[48] The famous Benedictine monastery just outside the city of Bamberg.

[49] The proposal made at Constance (see above, p. 82, note 2) was more generous. It suggested a salary of three to four thousand gulden.

[50] As early as the XIV Century both England and France had enacted laws prohibiting the very practices of which Luther here complains. It should be noted, however, that these laws were enforced only occasionally, and never very strictly.

[51] The papal court or curia consisted of all the officials of various sorts who were employed in the transaction of papal business, including those who were in immediate attendance upon the person of the pope, the so-called "papal family." On the number of such officials in the XVI Century, see Benrath, p. 88, note 18, where reference is made to 949 offices, exclusive of those which had to do with the administration of the city of Rome and of the States of the Church, and not including the members of the pope's "family." The Gravamina of 1521 complain that the increase of these offices in recent years has added greatly to the financial burdens of the German Church (Wrede, Deutsche Reichstagsakten unter Kaiser Karl V, II, 675).
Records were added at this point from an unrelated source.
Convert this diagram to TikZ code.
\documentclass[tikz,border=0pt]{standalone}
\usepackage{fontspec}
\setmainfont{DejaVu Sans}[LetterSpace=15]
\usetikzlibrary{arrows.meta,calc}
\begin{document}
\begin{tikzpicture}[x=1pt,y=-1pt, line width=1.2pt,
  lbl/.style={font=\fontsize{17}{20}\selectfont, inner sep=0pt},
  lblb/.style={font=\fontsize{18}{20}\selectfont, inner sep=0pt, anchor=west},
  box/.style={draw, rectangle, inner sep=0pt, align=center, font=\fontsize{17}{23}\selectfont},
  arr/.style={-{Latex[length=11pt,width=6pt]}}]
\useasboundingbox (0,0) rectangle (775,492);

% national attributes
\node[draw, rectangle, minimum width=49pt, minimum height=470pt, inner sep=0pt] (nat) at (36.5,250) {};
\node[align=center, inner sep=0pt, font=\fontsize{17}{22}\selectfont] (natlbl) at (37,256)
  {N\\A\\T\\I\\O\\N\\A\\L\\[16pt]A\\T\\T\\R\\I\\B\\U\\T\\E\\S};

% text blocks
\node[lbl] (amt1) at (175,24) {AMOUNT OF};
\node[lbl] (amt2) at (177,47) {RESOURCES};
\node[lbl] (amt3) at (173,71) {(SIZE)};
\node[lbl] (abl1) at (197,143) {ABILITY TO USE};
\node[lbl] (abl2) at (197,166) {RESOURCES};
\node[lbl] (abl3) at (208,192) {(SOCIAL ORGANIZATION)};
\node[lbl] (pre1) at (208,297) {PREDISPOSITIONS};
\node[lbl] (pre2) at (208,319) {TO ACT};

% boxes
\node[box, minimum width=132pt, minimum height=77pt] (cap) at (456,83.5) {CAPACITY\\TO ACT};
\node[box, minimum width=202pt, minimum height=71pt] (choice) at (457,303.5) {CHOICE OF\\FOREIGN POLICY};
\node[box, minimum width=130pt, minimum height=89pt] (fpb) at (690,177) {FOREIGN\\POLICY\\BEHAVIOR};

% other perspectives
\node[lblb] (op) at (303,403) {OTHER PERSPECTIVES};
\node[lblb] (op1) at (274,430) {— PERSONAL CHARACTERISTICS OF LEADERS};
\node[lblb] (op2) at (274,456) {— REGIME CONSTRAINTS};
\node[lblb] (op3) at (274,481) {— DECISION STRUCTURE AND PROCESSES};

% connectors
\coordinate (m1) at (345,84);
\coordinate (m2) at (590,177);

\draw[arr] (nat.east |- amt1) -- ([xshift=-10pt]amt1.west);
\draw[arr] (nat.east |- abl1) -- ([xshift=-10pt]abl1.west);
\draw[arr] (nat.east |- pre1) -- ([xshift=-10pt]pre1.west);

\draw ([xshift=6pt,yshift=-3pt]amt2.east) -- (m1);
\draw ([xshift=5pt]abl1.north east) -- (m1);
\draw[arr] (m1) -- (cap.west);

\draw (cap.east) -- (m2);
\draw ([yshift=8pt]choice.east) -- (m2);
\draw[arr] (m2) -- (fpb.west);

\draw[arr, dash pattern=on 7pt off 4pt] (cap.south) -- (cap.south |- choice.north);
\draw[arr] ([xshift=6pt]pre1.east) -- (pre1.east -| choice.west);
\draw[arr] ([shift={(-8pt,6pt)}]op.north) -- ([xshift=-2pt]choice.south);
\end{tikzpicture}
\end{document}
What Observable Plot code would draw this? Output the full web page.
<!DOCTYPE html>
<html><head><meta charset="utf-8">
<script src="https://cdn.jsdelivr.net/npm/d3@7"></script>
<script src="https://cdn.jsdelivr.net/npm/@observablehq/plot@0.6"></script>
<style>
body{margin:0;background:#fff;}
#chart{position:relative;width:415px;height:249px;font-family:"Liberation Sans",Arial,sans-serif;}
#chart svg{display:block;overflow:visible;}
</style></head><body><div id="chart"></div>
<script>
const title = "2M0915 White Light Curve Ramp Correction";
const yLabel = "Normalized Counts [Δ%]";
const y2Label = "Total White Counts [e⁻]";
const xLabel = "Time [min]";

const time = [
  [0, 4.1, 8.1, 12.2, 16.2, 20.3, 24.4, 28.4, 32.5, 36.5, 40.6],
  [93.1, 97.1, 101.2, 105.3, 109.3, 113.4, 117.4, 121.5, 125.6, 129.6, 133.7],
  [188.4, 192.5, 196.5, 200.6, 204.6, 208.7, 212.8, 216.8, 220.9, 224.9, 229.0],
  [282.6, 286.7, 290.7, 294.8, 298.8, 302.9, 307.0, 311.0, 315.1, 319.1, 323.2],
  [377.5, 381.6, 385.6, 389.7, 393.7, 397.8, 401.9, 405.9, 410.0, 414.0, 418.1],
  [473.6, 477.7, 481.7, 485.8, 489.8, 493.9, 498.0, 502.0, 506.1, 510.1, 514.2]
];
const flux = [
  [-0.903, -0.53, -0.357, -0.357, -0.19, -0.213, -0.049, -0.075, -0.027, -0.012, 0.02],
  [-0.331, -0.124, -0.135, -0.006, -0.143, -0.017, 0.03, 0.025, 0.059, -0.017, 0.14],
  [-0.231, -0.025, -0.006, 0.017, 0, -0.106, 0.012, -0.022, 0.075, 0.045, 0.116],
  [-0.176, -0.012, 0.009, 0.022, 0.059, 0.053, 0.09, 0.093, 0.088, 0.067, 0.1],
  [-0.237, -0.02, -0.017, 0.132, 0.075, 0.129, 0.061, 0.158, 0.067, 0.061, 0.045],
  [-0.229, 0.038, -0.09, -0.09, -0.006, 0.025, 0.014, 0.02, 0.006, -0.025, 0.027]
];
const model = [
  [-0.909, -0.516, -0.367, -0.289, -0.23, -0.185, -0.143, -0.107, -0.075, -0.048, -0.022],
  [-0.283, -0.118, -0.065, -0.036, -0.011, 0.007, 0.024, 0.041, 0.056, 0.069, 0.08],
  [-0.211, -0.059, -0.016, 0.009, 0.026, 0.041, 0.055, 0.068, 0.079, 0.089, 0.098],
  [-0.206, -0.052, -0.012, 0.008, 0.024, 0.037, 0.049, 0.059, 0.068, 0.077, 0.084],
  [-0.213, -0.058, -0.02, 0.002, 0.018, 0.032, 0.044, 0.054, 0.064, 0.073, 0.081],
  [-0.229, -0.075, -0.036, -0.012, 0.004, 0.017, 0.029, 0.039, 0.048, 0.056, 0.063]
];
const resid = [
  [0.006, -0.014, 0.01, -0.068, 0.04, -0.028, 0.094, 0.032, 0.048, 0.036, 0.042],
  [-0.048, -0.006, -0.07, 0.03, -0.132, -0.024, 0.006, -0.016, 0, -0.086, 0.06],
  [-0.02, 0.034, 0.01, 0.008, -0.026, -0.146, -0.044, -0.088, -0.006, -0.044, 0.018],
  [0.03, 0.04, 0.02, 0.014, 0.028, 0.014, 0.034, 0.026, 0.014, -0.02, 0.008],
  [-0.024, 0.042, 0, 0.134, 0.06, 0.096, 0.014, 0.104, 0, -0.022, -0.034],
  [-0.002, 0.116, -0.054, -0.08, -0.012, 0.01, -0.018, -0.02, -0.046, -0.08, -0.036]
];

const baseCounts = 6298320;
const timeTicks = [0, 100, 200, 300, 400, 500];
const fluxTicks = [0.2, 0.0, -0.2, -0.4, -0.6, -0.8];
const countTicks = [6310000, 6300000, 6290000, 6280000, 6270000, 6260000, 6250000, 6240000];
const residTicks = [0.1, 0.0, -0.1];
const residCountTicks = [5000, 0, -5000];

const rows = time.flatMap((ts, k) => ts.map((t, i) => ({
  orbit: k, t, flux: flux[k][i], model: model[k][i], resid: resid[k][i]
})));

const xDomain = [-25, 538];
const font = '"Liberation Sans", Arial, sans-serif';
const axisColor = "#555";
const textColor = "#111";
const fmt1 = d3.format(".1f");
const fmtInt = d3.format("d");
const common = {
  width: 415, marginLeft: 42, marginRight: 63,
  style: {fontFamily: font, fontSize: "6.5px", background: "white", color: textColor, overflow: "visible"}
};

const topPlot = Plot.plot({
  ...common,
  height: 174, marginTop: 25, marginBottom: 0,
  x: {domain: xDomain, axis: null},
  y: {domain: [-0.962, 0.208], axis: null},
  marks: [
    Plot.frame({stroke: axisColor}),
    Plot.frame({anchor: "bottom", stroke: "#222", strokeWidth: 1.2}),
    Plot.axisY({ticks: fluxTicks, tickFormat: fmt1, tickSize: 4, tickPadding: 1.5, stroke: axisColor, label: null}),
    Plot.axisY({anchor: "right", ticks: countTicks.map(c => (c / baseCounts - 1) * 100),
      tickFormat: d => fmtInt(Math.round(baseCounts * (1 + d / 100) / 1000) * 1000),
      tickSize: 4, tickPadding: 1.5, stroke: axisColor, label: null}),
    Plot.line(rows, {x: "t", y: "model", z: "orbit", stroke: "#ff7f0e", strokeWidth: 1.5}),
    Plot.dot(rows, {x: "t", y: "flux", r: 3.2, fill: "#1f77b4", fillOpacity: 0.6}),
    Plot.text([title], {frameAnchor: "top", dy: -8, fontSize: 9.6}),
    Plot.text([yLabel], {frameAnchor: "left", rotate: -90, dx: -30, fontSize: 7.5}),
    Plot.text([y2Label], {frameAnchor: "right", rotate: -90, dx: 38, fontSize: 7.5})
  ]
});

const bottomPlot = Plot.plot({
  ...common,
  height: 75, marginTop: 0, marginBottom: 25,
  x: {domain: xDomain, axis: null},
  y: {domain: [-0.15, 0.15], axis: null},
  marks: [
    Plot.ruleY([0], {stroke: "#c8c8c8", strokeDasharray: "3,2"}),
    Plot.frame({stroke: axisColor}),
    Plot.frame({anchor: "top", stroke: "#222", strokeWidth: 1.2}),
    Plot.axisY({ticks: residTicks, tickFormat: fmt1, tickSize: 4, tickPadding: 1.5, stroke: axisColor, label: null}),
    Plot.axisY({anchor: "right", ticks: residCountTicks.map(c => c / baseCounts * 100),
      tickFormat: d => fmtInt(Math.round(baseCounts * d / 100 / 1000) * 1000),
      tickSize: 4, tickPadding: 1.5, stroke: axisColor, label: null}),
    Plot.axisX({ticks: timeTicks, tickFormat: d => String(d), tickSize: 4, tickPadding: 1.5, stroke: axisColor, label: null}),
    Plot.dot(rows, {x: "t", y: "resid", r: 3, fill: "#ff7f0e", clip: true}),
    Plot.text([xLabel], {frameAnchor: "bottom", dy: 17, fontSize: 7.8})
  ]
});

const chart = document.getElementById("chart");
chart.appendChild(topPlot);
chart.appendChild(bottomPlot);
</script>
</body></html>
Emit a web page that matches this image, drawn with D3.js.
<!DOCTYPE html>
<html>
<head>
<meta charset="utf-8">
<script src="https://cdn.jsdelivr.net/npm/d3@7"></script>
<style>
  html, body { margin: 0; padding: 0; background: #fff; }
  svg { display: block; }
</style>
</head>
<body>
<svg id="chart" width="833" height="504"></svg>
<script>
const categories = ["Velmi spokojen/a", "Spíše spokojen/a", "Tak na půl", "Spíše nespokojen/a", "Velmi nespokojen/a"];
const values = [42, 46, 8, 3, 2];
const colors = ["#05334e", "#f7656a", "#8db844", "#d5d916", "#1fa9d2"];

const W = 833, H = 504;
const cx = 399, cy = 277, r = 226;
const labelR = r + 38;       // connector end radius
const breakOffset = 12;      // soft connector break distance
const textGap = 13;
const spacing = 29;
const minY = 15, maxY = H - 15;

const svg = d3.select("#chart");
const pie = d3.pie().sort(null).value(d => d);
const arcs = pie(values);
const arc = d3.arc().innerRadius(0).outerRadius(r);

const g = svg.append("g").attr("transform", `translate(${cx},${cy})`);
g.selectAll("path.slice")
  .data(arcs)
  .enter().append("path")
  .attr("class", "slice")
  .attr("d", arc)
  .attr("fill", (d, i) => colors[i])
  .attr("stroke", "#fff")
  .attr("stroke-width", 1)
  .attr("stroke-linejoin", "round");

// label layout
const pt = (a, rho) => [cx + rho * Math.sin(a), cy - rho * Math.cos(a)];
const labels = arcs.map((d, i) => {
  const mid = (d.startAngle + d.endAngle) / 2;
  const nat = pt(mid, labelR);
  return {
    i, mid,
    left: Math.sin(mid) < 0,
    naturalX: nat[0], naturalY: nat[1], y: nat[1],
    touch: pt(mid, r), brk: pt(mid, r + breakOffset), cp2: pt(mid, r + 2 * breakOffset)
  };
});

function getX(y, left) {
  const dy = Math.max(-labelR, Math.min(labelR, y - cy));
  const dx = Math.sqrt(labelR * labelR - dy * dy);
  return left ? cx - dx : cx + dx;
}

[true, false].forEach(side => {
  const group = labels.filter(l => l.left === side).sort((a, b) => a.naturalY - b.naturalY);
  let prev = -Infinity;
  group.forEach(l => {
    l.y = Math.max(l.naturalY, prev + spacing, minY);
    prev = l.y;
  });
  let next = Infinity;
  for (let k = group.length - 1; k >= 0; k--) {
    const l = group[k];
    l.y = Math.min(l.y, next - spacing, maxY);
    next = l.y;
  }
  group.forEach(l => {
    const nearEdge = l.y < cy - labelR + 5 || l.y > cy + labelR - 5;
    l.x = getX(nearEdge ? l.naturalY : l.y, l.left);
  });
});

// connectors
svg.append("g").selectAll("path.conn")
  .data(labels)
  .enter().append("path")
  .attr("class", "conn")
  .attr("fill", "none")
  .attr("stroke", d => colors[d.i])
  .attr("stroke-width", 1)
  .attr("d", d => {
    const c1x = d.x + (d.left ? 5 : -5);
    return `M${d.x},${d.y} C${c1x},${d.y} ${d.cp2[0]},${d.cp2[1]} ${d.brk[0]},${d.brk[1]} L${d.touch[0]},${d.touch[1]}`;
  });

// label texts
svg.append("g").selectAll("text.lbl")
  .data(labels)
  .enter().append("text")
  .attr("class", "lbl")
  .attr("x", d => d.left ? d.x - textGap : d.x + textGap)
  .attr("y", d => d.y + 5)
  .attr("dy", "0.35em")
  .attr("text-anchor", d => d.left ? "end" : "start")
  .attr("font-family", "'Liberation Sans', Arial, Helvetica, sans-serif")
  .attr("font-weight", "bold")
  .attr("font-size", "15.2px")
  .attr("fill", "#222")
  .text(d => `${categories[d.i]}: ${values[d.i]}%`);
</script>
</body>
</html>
[52] On the annates, see Vol. I, p. 383, note 1. Early in their history, which dates from the beginning of the XIV. Century, the annates (fructus medii temporis) had become a fixed tax on all Church offices which fell vacant, and the complaint of extortion in their appraisement and collection was frequently raised. The Council of Constance restricted the obligation to bishoprics and abbacies, and such other benefices as had a yearly income of more than 24 gulden. The Council of Basel (1430) resolved to abolish them entirely, but the resolution of the Council was inoperative, and in the Concordat of Vienna (1448) the German nation agreed to abide by the decision of Constance. On the use of the term "annates" to include other payments to the curia, especially the servitia, see Catholic Encyclopedia, I, pp. 537 f.

Luther here alleges that the annates are not applied to their ostensible purpose, viz., the Crusade. This charge is repeated in the Gravamina of the German Nation presented to the Diet of Worms (1521), with the additional allegation that the amount demanded in the way of annates has materially increased (A. Wrede, Deutsche Reichstagsakten unter Kaiser Karl V., II, pp. 675 f.). Similar complaints had been made at the Diet of Augsburg (1518), and were repeated at the Diet of Nürnberg (Wrede, op. cit., III, 660). Hutten calls the annates "a good at robbery" (Ed. Böcking, IV, 207). In England the annates were abolished by Act of Parliament (April 10, 1532)

[53] On the crusading-indulgences, see Vol. I, p. 18.

[54] i. e., As was done by the Council of Basel. See above, p. 84, note i.

[55] The canons are the clergy attached to a cathedral church who constituted the "chapter" of that cathedral, and to whom the right to elect the bishop normally belonged.

[56] This whole section deals with the abuse of the "right of reservation," i. e., the alleged right of the pope to appoint directly to vacant church positions. According to papal theory the right of appointment belonged absolutely to the pope, who graciously yielded the right to others under certain circumstances, reserving it to himself in other cases. The practice of reserving the appointments seems to date from the XII Century, and was originally an arbitrary exercise of papal authority. The rules which came to govern the reservation of appointments were regarded as limitations upon the authority of the pope, The rule of the "papal months," as it obtained in Germany in Luther's time, is found in the Concordat of Vienna of 1448 (Mirbt, Quellen, 2d ed., No. 261, pp. 167 f.). It provides that livings, with the exception of the higher dignities in the cathedrals and the chief posts in the monasteries, which all vacant in the months of February, April, June, August, October and December, shall be filled by the ordinary method—election, presentation, appointment by the bishop, etc.—but that vacancies occurring in the other months shall be filled by appointment of the pope.